27 anni dopo, Silvio Berlusconi è morto (da qualche mese), e gli è stato tributato il funerale di Stato nel Duomo di Milano. Il figlio Pier Silvio che ne ha ereditato l’holding televisiva ha annunciato un cambio di rotta nei programmi (il trash non sembra più gradito) e nei conduttori (è arrivata su Rete 4, la rete che fu il feudo di Emilio Fede, Bianca Berlinguer, la figlia di Enrico, l’unica icona riconosciuta e sopravvissuta – alla stessa morte – della sinistra italiana). Forza Italia è tra “color che sono sospesi”, direbbe Dante, e dopo le Europee del prossimo anno si vedrà. Al governo c’è una coalizione guidata da Giorgia Meloni, leader del partito più a destra nell’arco costituzionale, e le altre forze politiche della coalizione ridotte a poco più che comparse. La ministra del Turismo è l’ex proprietaria del Twiga a Forte dei Marmi, le quote cedute all’attuale compagno e al socio di sempre Flavio Briatore, e in parlamento ha dichiarato di ricevere privatamente richieste per un tavolo nella cena spettacolo serale o per una tenda in spiaggia di giorno da tanti (presunti?) avversari politici. Dall’altra parte, il bipolarismo secco è messo in discussione dal Movimento 5 Stelle, la novità più significativa degli ultimi anni, e dal ‘terzo polo’ che poi alle urne terzo non è, e la sinistra con e senza il centro continua a essere alla ricerca di una sua dimensione e identità.

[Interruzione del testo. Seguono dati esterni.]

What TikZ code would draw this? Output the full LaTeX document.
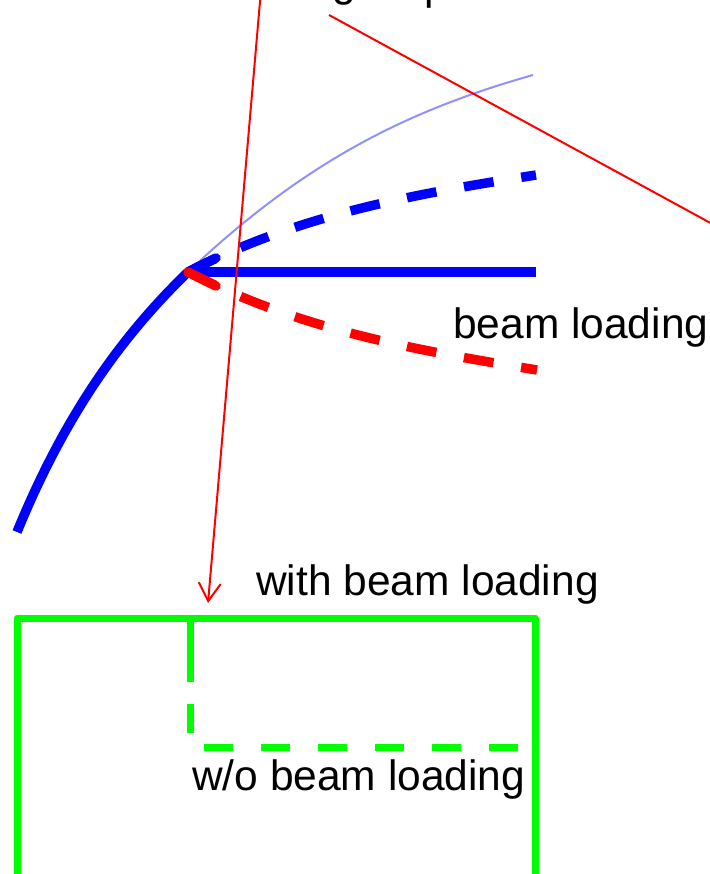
\documentclass[tikz,border=0pt]{standalone}
\usepackage{fontspec}
\setmainfont{Liberation Sans}
\usetikzlibrary{arrows.meta}
\definecolor{pblue}{RGB}{0,0,255}
\definecolor{lblue}{RGB}{145,145,250}
\definecolor{pred}{RGB}{255,0,0}
\definecolor{pgreen}{RGB}{0,255,0}
\begin{document}
\begin{tikzpicture}[x=1pt,y=-1pt,
  thickblue/.style={draw=pblue,line width=9.5pt},
  dashcurve/.style={line width=9.5pt,dash pattern=on 30pt off 28pt},
  thinred/.style={draw=pred,line width=2pt},
  greenline/.style={draw=pgreen,line width=7pt,line join=round},
  lbl/.style={font=\fontsize{42.5}{50}\selectfont,inner sep=0pt,anchor=base west}]
\useasboundingbox (0,0) rectangle (709,874);
% coordinates
\coordinate (tip) at (188,272);
\coordinate (cbot) at (17,532);
\coordinate (cend) at (533,75);
\coordinate (aend) at (536,272);
\coordinate (bend) at (536,175);
\coordinate (rend) at (537,370);
\coordinate (ubarb) at (216,258);
\coordinate (lbarb) at (216,286);
% curves
\draw[lblue,line width=2pt] (tip) .. controls (308,158) and (413,109) .. (cend);
\draw[thickblue] (cbot) .. controls (67,410) and (125,333) .. (tip);
\draw[thickblue] (aend) -- (tip);
\draw[pblue,dashcurve] (tip) .. controls (300,214) and (415,194) .. (bend);
\draw[pred,dashcurve] (tip) .. controls (300,330) and (415,350) .. (rend);
\draw[pblue,line width=9.5pt,line cap=round] (tip) -- (ubarb);
\draw[pred,line width=9.5pt,line cap=round] (tip) -- (lbarb);
% green
\coordinate (gl) at (17,880);
\coordinate (gtl) at (17,618);
\coordinate (gtr) at (535,618);
\coordinate (gr) at (535,880);
\coordinate (gm) at (190,618);
\coordinate (gms) at (190,682);
\coordinate (gds) at (190,704);
\coordinate (gdc) at (190,747);
\coordinate (gde) at (518,747);
\draw[greenline] (gl) -- (gtl) -- (gtr) -- (gr);
\draw[greenline] (gm) -- (gms);
\draw[greenline,dash pattern=on 29pt off 28pt] (gds) -- (gdc) -- (gde);
% texts
\node[lbl] (bl) at (453,338) {beam loading};
\node[lbl] (wbl) at (256,595) {with beam loading};
\node[lbl] (wobl) at (192,790) {w/o beam loading};
\node[lbl] (tg) at (332,-3) {g};
\node[lbl] (tp) at (424,0) {p};
% red thin lines
\coordinate (rtop) at (261,-10);
\coordinate (rtip) at (208,603);
\coordinate (r2a) at (329,15);
\coordinate (r2b) at (760,250);
\draw[thinred,-{Straight Barb[length=18pt,width=22pt]}] (rtop) -- (rtip);
\draw[thinred] (r2a) -- (r2b);
\end{tikzpicture}
\end{document}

C’è insomma tanto materiale per Virzì e per un cast corale che suscita curiosità e interesse come il primo (che vedeva presenti anche Rocco Papaleo e Teresa Saponangelo), anche se mancheranno Fantastichini e Natoli, entrambi prematuramente scomparsi: non sarà quindi un altro, semplice Ferragosto, anche se Ventotene offrirà ancora gli stessi, splendidi scorci.